Seventeen months ago, Laura “Lulu” Callier—aka solo electronic musician Gel Set—packed up her things and moved from Chicago to Los Angeles with her steadfast canine companion, Dixie.

As Callier rode out that loneliness, she began noticing doppelgängers everywhere she went: on sidewalks, at gas stations, at supermarkets, and at shows, she saw people who looked almost but not exactly like the friends and acquaintances she’d left behind. She calls them “body copies”—and they’re also why she titled the new Gel Set record Body Copy. If albums document a specific time and place in the life of the artist, then Body Copy is a snapshot of Callier neither here nor there, living in that disorienting mix of past, present, and future that so often occurs during transition. 

The 11 songs on Body Copy demonstrate her drive, focus, and evolving talents. She draws on deep knowledge of a wide spectrum of electronic music—house, techno, synth-heavy 80s movie soundtracks, synth-pop past and present—but a distinctive avant-ooze also seeps into every corner of the album, keeping it weird for the weirdos who just wanna get fucking weird.

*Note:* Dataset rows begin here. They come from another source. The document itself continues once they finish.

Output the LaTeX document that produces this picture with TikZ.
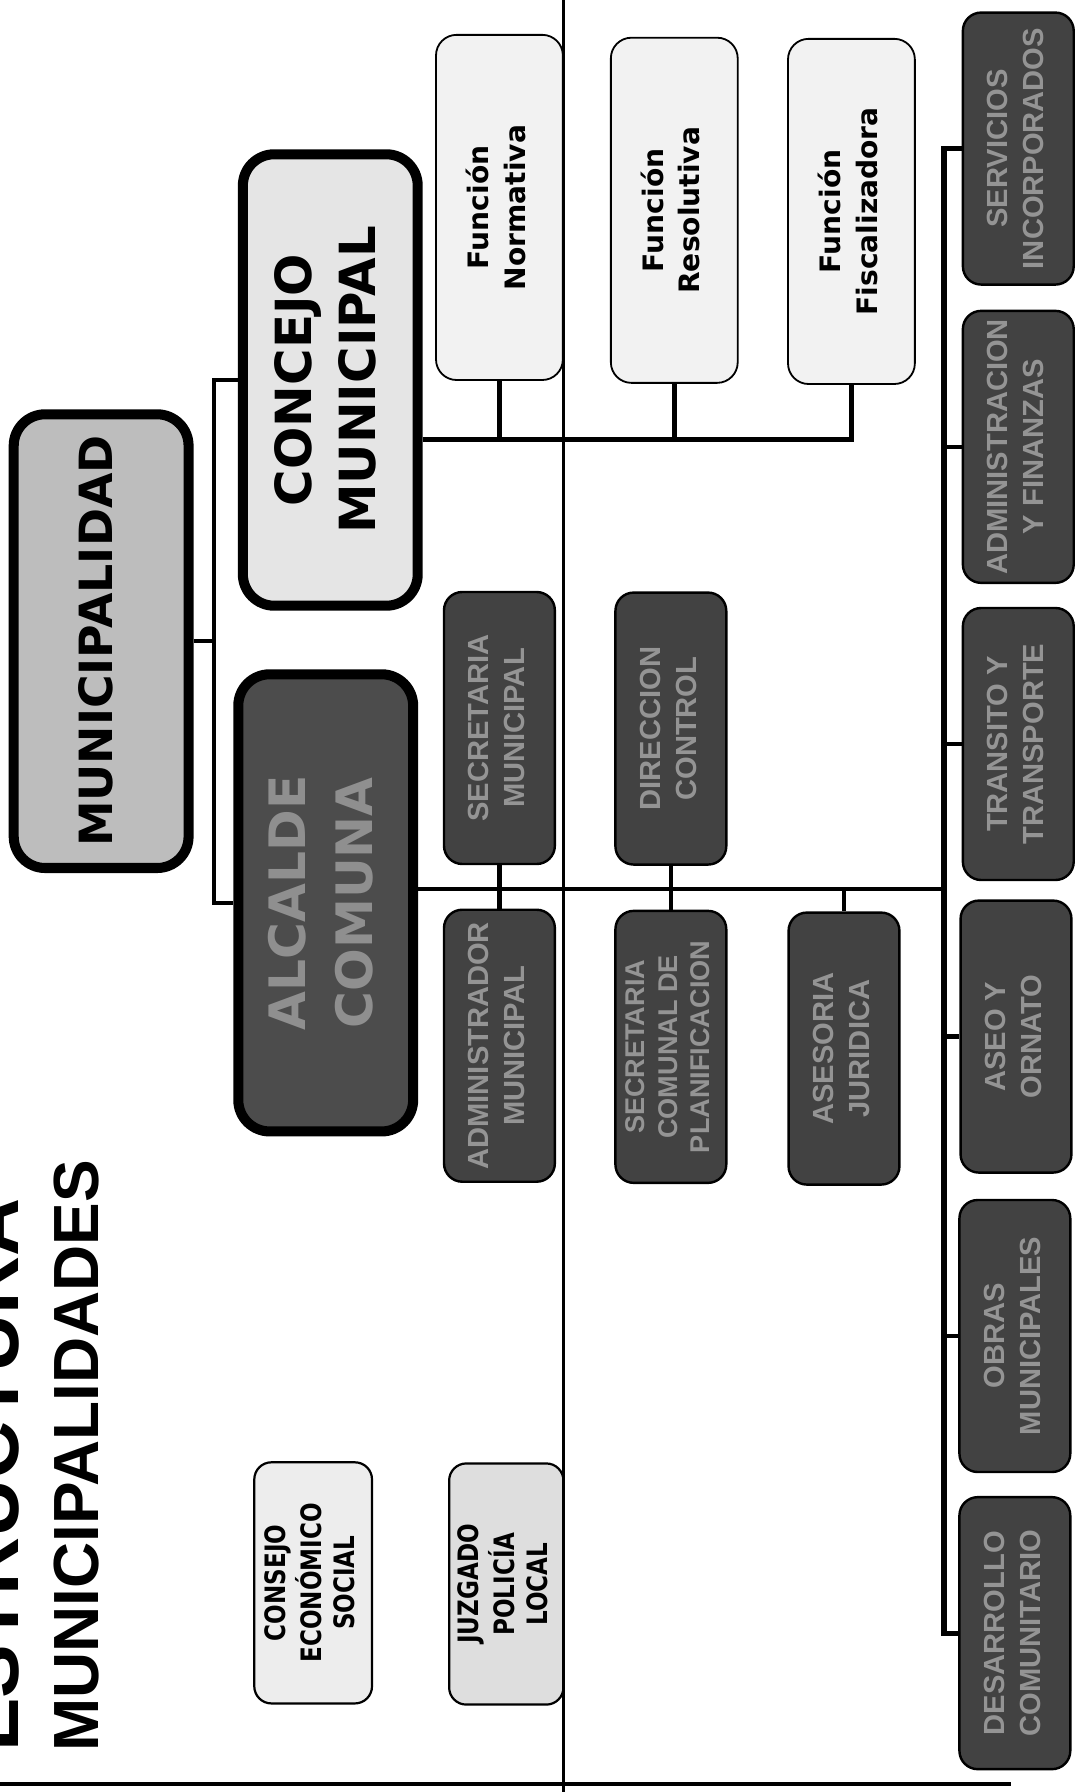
\documentclass[tikz,border=0pt]{standalone}
\usepackage{fontspec}
\setmainfont{DejaVu Sans}
\newfontfamily\arialfont{Liberation Sans}
\newfontfamily\narrowfont[FakeStretch=0.82]{DejaVu Sans}
\usetikzlibrary{calc}

\definecolor{muniGray}{gray}{0.74}
\definecolor{concejoGray}{gray}{0.90}
\definecolor{alcaldeGray}{gray}{0.30}
\definecolor{alcaldeText}{gray}{0.56}
\definecolor{unitGray}{gray}{0.26}
\definecolor{unitText}{gray}{0.58}
\definecolor{funcGray}{gray}{0.95}
\definecolor{sideGray}{gray}{0.93}
\definecolor{juzgadoGray}{gray}{0.87}

\newcommand{\vlabel}[1]{\rotatebox{90}{\begin{tabular}{@{}c@{}}#1\end{tabular}}}

\begin{document}
\begin{tikzpicture}[x=0.2mm, y=-0.2mm,
  bigbox/.style={draw, line width=5pt, rounded corners=5.5mm, inner sep=0pt, minimum width=30.6mm, minimum height=79.4mm},
  funcbox/.style={draw, line width=0.9pt, rounded corners=3.6mm, fill=funcGray, inner sep=0pt, minimum width=22.2mm, minimum height=60.4mm, font=\bfseries\fontsize{14}{18.2}\selectfont},
  unitbox/.style={draw, line width=1.2pt, rounded corners=3.2mm, fill=unitGray, text=unitText, inner sep=0pt, minimum width=19.4mm, minimum height=47.6mm, font=\arialfont\bfseries\fontsize{14.5}{18}\selectfont},
  sidebox/.style={draw, line width=1.1pt, rounded corners=3mm, inner sep=0pt, minimum width=20.6mm, minimum height=42.2mm, font=\narrowfont\bfseries\fontsize{14}{16.6}\selectfont},
  link/.style={line width=2.2pt},
  pageline/.style={line width=1.6pt}]

\useasboundingbox (0,0) rectangle (943,1568);
\clip (0,0) rectangle (943,1568);

% Title
\node[rotate=90, anchor=base west, inner sep=0pt, font=\arialfont\bfseries\fontsize{40}{48}\selectfont] (title1) at (16,1533) {ESTRUCTURA};
\node[rotate=90, anchor=base west, inner sep=0pt, font=\arialfont\bfseries\fontsize{31.8}{38}\selectfont] (title2) at (86,1533) {MUNICIPALIDADES};

% Main boxes
\node[bigbox, fill=muniGray, font=\bfseries\fontsize{22.8}{28}\selectfont] (muni) at (88.5,561) {\vlabel{MUNICIPALIDAD}};
\node[bigbox, fill=concejoGray, minimum height=79mm, font=\bfseries\fontsize{24.8}{31.9}\selectfont] (concejo) at (289,332.5) {\vlabel{CONCEJO\\MUNICIPAL}};
\node[bigbox, fill=alcaldeGray, text=alcaldeText, minimum height=80mm, font=\bfseries\fontsize{25}{33}\selectfont] (alcalde) at (285,790) {\vlabel{ALCALDE\\COMUNA}};

% Functions of the council
\node[funcbox] (fnorm) at (437,181.5) {\vlabel{Función\\Normativa}};
\node[funcbox] (fres) at (590,184) {\vlabel{Función\\Resolutiva}};
\node[funcbox] (ffis) at (745,185) {\vlabel{Función\\Fiscalizadora}};

% Units under the mayor
\node[unitbox] (secmun) at (437,637) {\vlabel{SECRETARIA\\MUNICIPAL}};
\node[unitbox] (admmun) at (437,915) {\vlabel{ADMINISTRADOR\\MUNICIPAL}};
\node[unitbox] (dircon) at (587,637.5) {\vlabel{DIRECCION\\CONTROL}};
\node[unitbox, font=\arialfont\bfseries\fontsize{13.5}{16.2}\selectfont] (secpla) at (587,916) {\vlabel{SECRETARIA\\COMUNAL DE\\PLANIFICACION}};
\node[unitbox] (asejur) at (738.5,917.5) {\vlabel{ASESORIA\\JURIDICA}};

% Services column
\node[unitbox] (servicios) at (891,130) {\vlabel{SERVICIOS\\INCORPORADOS}};
\node[unitbox] (admfin) at (891,391) {\vlabel{ADMINISTRACION\\Y FINANZAS}};
\node[unitbox] (transito) at (891,651) {\vlabel{TRANSITO Y\\TRANSPORTE}};
\node[unitbox] (aseo) at (889,907) {\vlabel{ASEO Y\\ORNATO}};
\node[unitbox] (obras) at (888,1169) {\vlabel{OBRAS\\MUNICIPALES}};
\node[unitbox] (desarrollo) at (888,1429) {\vlabel{DESARROLLO\\COMUNITARIO}};

% Side bodies
\node[sidebox, fill=sideGray] (conseco) at (274,1385) {\vlabel{CONSEJO\\ECONÓMICO\\SOCIAL}};
\node[sidebox, fill=juzgadoGray, minimum width=20mm] (juzgado) at (443,1386) {\vlabel{JUZGADO\\POLICÍA\\LOCAL}};

% Links from the municipality
\coordinate (mjunc) at (187,561);
\draw[link] (muni.east) -- (mjunc);
\draw[link] (concejo.west) -| (mjunc) |- (alcalde.west);

% Council bus
\coordinate (cbus) at ($(concejo.east)+(0,52)$);
\draw[link] (cbus) -- (cbus -| ffis.south) -- (ffis.south);
\draw[link] (fnorm.south) -- (fnorm.south |- cbus);
\draw[link] (fres.south) -- (fres.south |- cbus);

% Mayor bus
\coordinate (abus) at ($(alcalde.east)+(0,-12)$);
\coordinate (spine) at (826,778);
\draw[link] (abus) -- (spine);
\draw[link] (secmun.south) -- (admmun.north);
\draw[link] (dircon.south) -- (secpla.north);
\draw[link] (asejur.north) -- (asejur.north |- abus);
\draw[link, line width=2.6pt] (servicios.west) -- (servicios.west -| spine) -- (desarrollo.west -| spine) -- (desarrollo.west);
\foreach \n in {admfin,transito,aseo,obras}
  \draw[link] (\n.west) -- (\n.west -| spine);

% Page lines
\draw[pageline] (493,0) -- (493,1568);
\draw[pageline] (0,1561) -- (885,1561);
\end{tikzpicture}
\end{document}
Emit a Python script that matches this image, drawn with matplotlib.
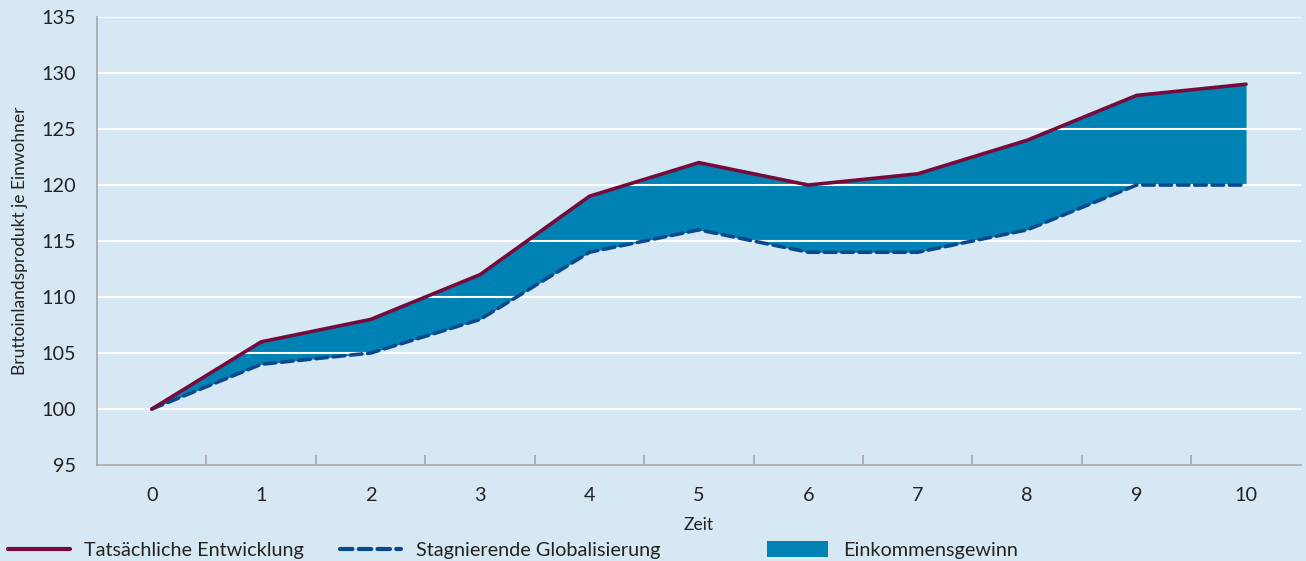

But a light-hearted “fuck it, let’s dance” attitude has also been part of Gel Set since the beginning, informing what Callier self-deprecatingly refers to as her “vapid pop songs.”

“I heard somebody refer to 69 once as the ‘sex numeral,’ and that stuck with me,” Callier says. “Because we know why it’s called ’69.’ But what about all the other numbers?”

While the loneliness of Callier’s new life in LA helped inspire her to write the songs on Body Copy, it was a scare she got in the city’s notoriously horrible traffic that pushed her to get the album done quickly.